A handful of historic buildings have been skillfully restored, several new businesses occupy once-empty storefronts, and dozens of college students are moving into chic loft apartments.


Although downtown is evolving quickly, there’s still work to be done, said Tami Brodnicki, executive director of Downtown Whitewater Inc. And the city must keep the momentum going.


“The community doesn’t want to see us lose our downtown,” she said. “If you lose your downtown, you lose your history.”


Downtown Whitewater is recruiting businesses to fill 16 vacancies downtown. The organization is looking for “the right mix” of bars, restaurants and retail stores to cater to the more than 11,000 students who go to UW-Whitewater, which is mere blocks from downtown.

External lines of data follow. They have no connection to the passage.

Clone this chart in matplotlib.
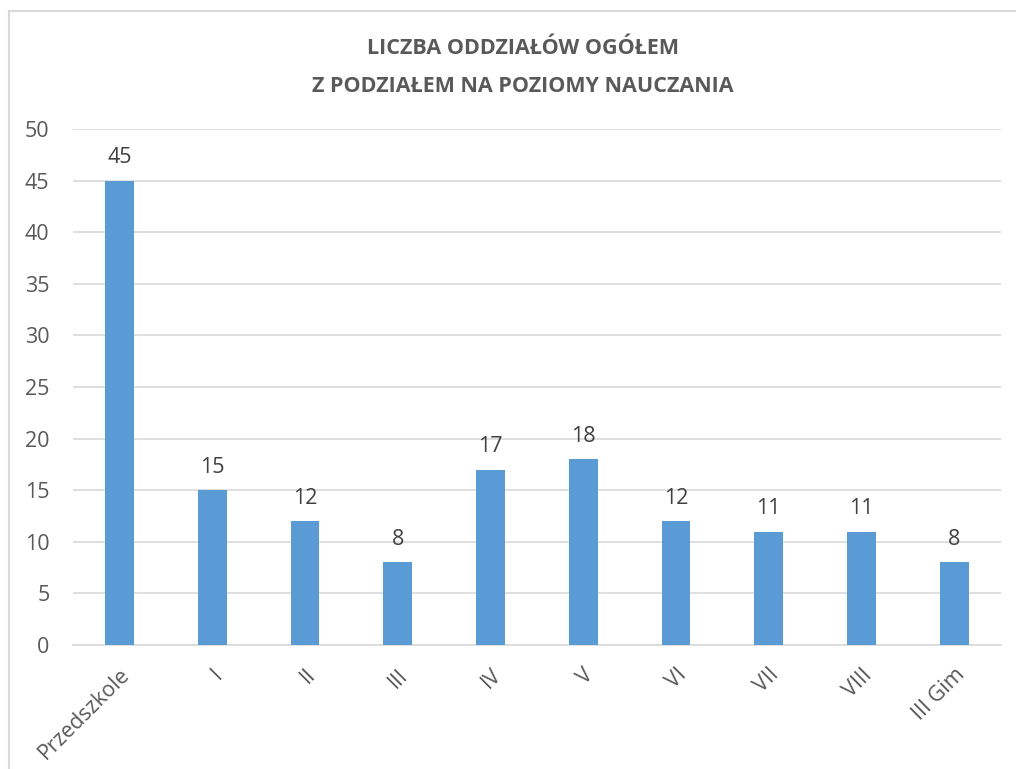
import matplotlib.pyplot as plt
from matplotlib.patches import Rectangle
import numpy as np

plt.rcParams['font.family'] = ['Open Sans', 'DejaVu Sans']

kategorie = ['Przedszkole', 'I', 'II', 'III', 'IV', 'V', 'VI', 'VII', 'VIII', 'III Gim']
oddzialy = [45, 15, 12, 8, 17, 18, 12, 11, 11, 8]
tytul = 'LICZBA ODDZIAŁÓW OGÓŁEM\nZ PODZIAŁEM NA POZIOMY NAUCZANIA'

fig = plt.figure(figsize=(10.16, 7.69), dpi=100)
ax = fig.add_axes([0.0719, 0.1612, 0.913, 0.671])

# ramka wykresu (ucieta z prawej i z dolu)
fig.patches.append(Rectangle((9/1016, -0.05), 1.1, 1 - 11/769 + 0.05, transform=fig.transFigure,
                             fill=False, edgecolor='#D9D9D9', linewidth=1.5))

x = np.arange(len(kategorie))
ax.bar(x, oddzialy, width=0.31, color='#5B9BD5', zorder=3)
for xi, v in zip(x, oddzialy):
    ax.text(xi, v + 1.2, str(v), ha='center', va='bottom', fontsize=15.5, color='#404040')

ax.set_xlim(-0.5, len(kategorie) - 0.5)
ax.set_ylim(0, 50)
ax.set_yticks(range(0, 51, 5))
ax.yaxis.grid(True, color='#D9D9D9', linewidth=1.2, zorder=0)
ax.set_axisbelow(True)
for s in ['top', 'right', 'left']:
    ax.spines[s].set_visible(False)
ax.spines['bottom'].set_color('#D9D9D9')
ax.spines['bottom'].set_linewidth(1.2)
ax.tick_params(axis='both', length=0, labelsize=15.5, labelcolor='#595959')
ax.tick_params(axis='y', pad=17)
ax.set_xticks(x)
ax.set_xticklabels(kategorie, rotation=45, ha='right', rotation_mode='anchor')
ax.tick_params(axis='x', pad=14)

fig.text(0.515, 0.912, tytul, ha='center', va='center', fontsize=15.5, fontweight='bold',
         color='#595959', linespacing=2.05)

fig.savefig('out.png', dpi=100)
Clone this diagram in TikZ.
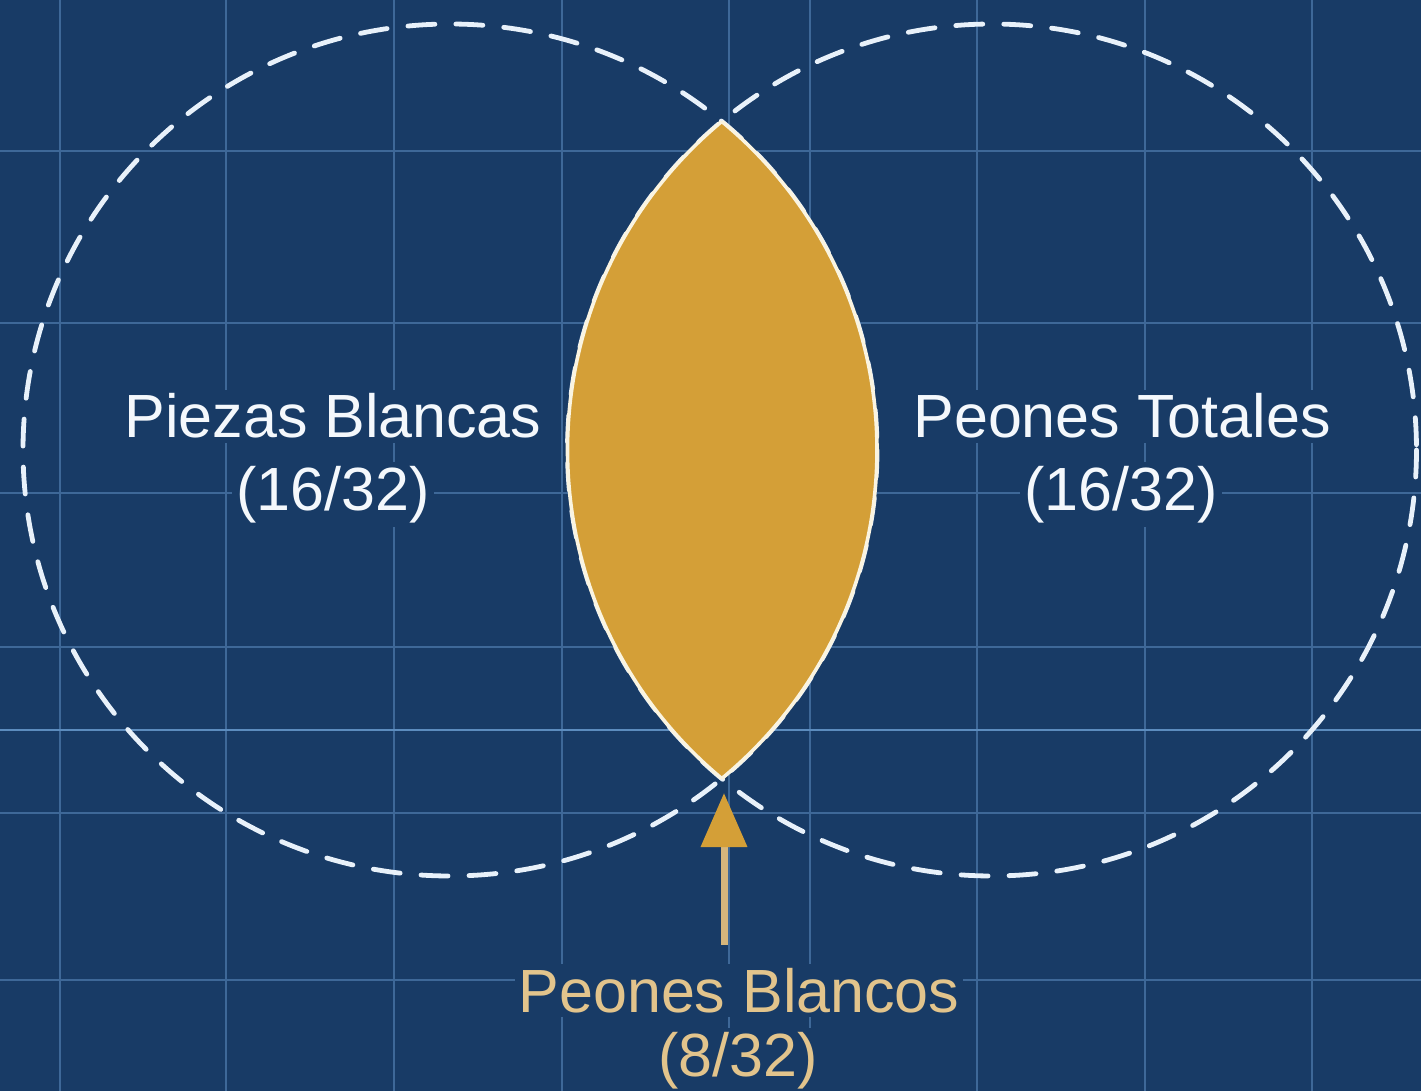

City Manager Kevin Brunner said drawing college students is key for downtown revitalization because they provide the necessary critical mass to support business.


Brodnicki said businesses that typically thrive in college towns are strangely absent from Whitewater: coffee shops, high-end restaurants and stores offering trendy clothing, records and sporting goods.


She said new and existing businesses must provide alternatives to the big-box stores on the city’s fringes and out of town.


“We want to prevent people from leaving town,” she said. “If one store doesn’t have it, you have to leave town to get it.”


But having a business on a wish list doesn’t mean it’s right for downtown Whitewater, Brunner said.


“A lot of it is determined by the market and by the entrepreneurs who want to make something happen in the downtown,” he said.


Brodnicki said downtown already has changed almost overnight. Just a few years into its revitalization efforts—and its Main Street Program—the city is where most other cities are in their sixth or seventh years.


She said that proves there’s potential for downtown Whitewater to be a bustling city center.


“There’s a bigger community buy-in,” she said. “The community is very committed to going gangbusters. They want a vibrant downtown.”